- **SOURCE MATERIAL**
____________________

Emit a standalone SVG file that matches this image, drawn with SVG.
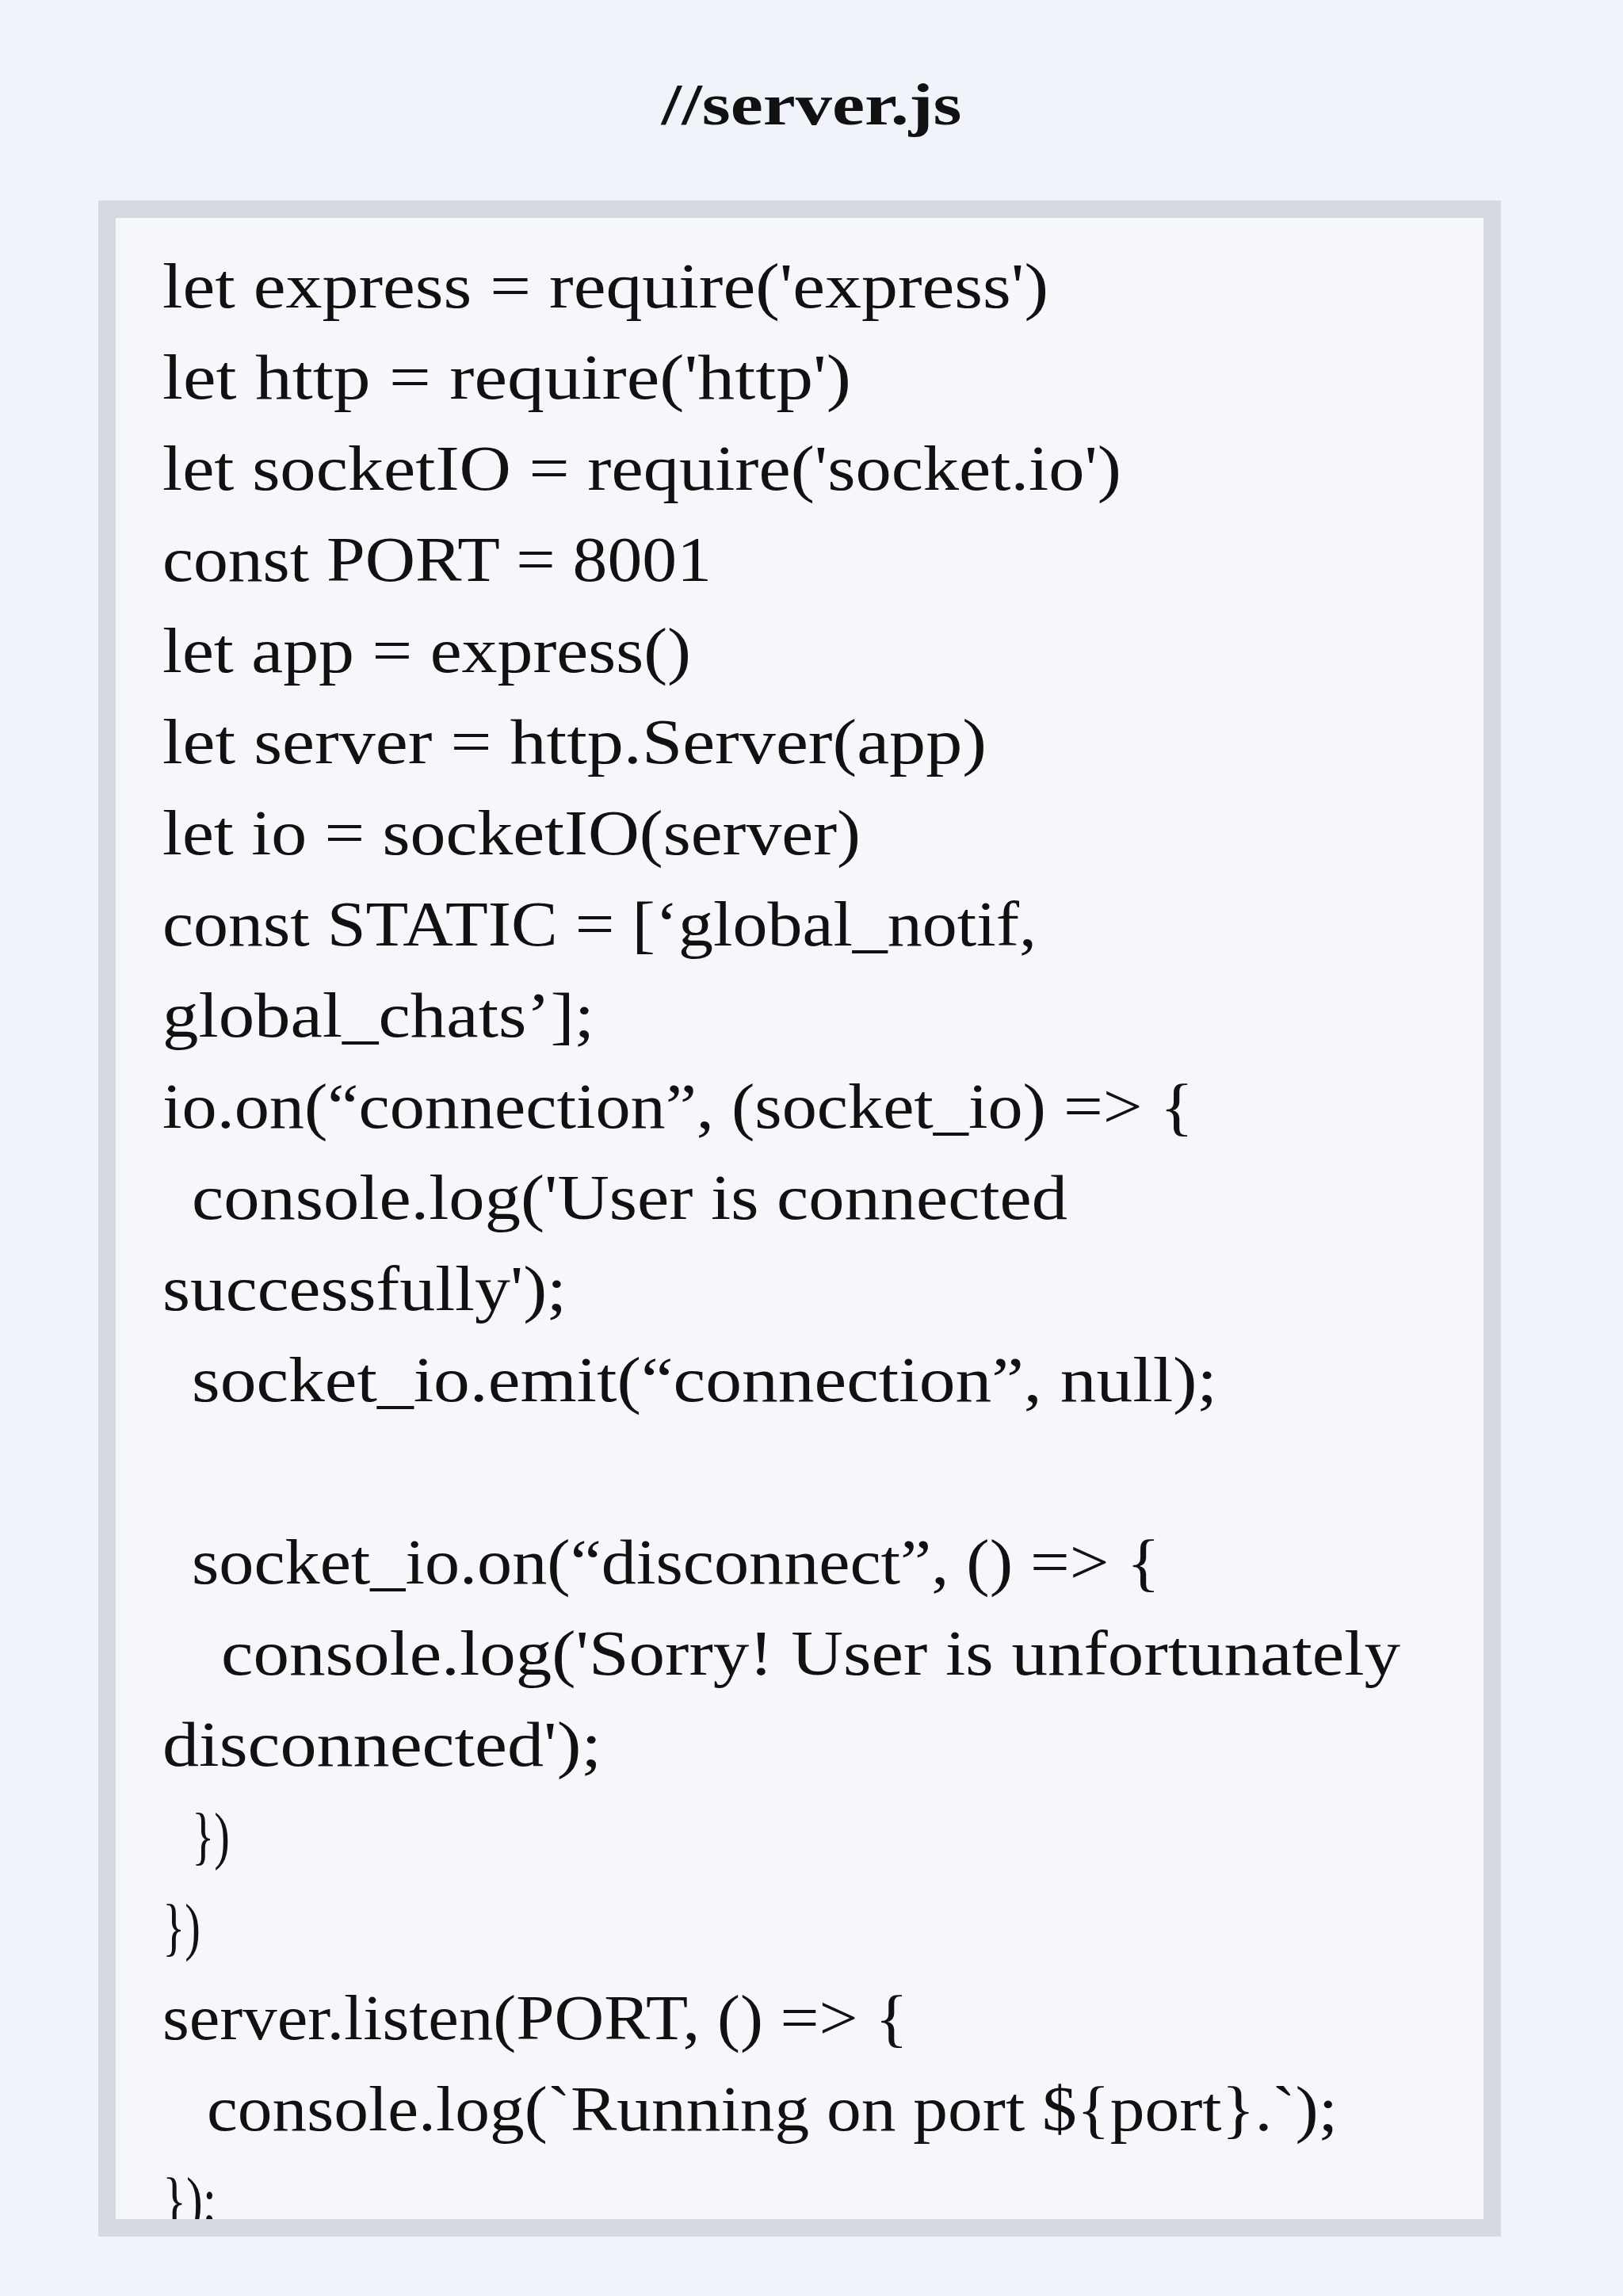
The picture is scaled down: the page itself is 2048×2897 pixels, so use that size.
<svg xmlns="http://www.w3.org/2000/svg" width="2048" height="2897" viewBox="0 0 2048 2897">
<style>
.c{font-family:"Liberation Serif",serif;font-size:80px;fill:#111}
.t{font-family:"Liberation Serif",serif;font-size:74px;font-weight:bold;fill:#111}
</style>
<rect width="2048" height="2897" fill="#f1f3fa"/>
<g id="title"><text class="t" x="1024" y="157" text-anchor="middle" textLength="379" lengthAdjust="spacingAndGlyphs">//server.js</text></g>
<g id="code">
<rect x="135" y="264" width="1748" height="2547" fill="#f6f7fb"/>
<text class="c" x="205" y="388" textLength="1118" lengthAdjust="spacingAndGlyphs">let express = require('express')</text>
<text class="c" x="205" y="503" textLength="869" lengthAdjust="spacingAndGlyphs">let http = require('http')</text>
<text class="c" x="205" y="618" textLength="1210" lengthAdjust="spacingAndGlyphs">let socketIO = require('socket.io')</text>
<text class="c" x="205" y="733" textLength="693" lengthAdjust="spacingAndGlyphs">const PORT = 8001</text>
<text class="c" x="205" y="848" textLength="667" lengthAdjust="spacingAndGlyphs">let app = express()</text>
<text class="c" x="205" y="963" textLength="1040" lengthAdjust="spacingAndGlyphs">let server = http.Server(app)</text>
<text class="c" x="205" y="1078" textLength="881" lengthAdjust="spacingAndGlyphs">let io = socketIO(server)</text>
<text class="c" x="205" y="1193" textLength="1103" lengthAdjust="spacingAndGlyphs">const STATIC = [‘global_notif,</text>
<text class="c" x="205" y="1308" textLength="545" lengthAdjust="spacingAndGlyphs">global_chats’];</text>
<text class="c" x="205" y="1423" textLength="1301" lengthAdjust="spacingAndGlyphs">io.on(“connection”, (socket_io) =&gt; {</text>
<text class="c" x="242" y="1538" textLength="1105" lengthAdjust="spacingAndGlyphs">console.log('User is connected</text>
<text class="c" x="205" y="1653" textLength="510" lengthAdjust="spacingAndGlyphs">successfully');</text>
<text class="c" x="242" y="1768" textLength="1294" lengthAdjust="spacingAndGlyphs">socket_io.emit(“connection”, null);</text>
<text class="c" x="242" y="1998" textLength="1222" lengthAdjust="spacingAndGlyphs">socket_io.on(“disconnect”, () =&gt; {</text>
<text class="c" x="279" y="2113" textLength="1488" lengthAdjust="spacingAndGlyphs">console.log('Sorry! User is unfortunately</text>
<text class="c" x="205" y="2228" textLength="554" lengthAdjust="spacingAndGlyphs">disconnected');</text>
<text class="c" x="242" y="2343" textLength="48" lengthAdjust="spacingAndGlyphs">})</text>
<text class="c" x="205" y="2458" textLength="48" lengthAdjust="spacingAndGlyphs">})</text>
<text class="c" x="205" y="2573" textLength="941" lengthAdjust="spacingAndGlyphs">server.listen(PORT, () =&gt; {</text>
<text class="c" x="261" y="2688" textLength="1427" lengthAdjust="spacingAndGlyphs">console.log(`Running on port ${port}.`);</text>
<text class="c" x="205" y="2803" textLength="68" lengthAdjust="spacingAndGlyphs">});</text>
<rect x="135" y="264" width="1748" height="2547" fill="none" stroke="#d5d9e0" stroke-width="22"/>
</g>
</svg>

____________________

- **EXERCISE AIM**
Transcribe the full listing above exactly, with the images removed.

- **ANSWER IN FULL**
Emit a standalone SVG file that matches this image, drawn with SVG.
The picture is scaled down: the page itself is 2048×2897 pixels, so use that size.
<svg xmlns="http://www.w3.org/2000/svg" width="2048" height="2897" viewBox="0 0 2048 2897">
<style>
.c{font-family:"Liberation Serif",serif;font-size:80px;fill:#111}
.t{font-family:"Liberation Serif",serif;font-size:74px;font-weight:bold;fill:#111}
</style>
<rect width="2048" height="2897" fill="#f1f3fa"/>
<g id="title"><text class="t" x="1024" y="157" text-anchor="middle" textLength="379" lengthAdjust="spacingAndGlyphs">//server.js</text></g>
<g id="code">
<rect x="135" y="264" width="1748" height="2547" fill="#f6f7fb"/>
<text class="c" x="205" y="388" textLength="1118" lengthAdjust="spacingAndGlyphs">let express = require('express')</text>
<text class="c" x="205" y="503" textLength="869" lengthAdjust="spacingAndGlyphs">let http = require('http')</text>
<text class="c" x="205" y="618" textLength="1210" lengthAdjust="spacingAndGlyphs">let socketIO = require('socket.io')</text>
<text class="c" x="205" y="733" textLength="693" lengthAdjust="spacingAndGlyphs">const PORT = 8001</text>
<text class="c" x="205" y="848" textLength="667" lengthAdjust="spacingAndGlyphs">let app = express()</text>
<text class="c" x="205" y="963" textLength="1040" lengthAdjust="spacingAndGlyphs">let server = http.Server(app)</text>
<text class="c" x="205" y="1078" textLength="881" lengthAdjust="spacingAndGlyphs">let io = socketIO(server)</text>
<text class="c" x="205" y="1193" textLength="1103" lengthAdjust="spacingAndGlyphs">const STATIC = [‘global_notif,</text>
<text class="c" x="205" y="1308" textLength="545" lengthAdjust="spacingAndGlyphs">global_chats’];</text>
<text class="c" x="205" y="1423" textLength="1301" lengthAdjust="spacingAndGlyphs">io.on(“connection”, (socket_io) =&gt; {</text>
<text class="c" x="242" y="1538" textLength="1105" lengthAdjust="spacingAndGlyphs">console.log('User is connected</text>
<text class="c" x="205" y="1653" textLength="510" lengthAdjust="spacingAndGlyphs">successfully');</text>
<text class="c" x="242" y="1768" textLength="1294" lengthAdjust="spacingAndGlyphs">socket_io.emit(“connection”, null);</text>
<text class="c" x="242" y="1998" textLength="1222" lengthAdjust="spacingAndGlyphs">socket_io.on(“disconnect”, () =&gt; {</text>
<text class="c" x="279" y="2113" textLength="1488" lengthAdjust="spacingAndGlyphs">console.log('Sorry! User is unfortunately</text>
<text class="c" x="205" y="2228" textLength="554" lengthAdjust="spacingAndGlyphs">disconnected');</text>
<text class="c" x="242" y="2343" textLength="48" lengthAdjust="spacingAndGlyphs">})</text>
<text class="c" x="205" y="2458" textLength="48" lengthAdjust="spacingAndGlyphs">})</text>
<text class="c" x="205" y="2573" textLength="941" lengthAdjust="spacingAndGlyphs">server.listen(PORT, () =&gt; {</text>
<text class="c" x="261" y="2688" textLength="1427" lengthAdjust="spacingAndGlyphs">console.log(`Running on port ${port}.`);</text>
<text class="c" x="205" y="2803" textLength="68" lengthAdjust="spacingAndGlyphs">});</text>
<rect x="135" y="264" width="1748" height="2547" fill="none" stroke="#d5d9e0" stroke-width="22"/>
</g>
</svg>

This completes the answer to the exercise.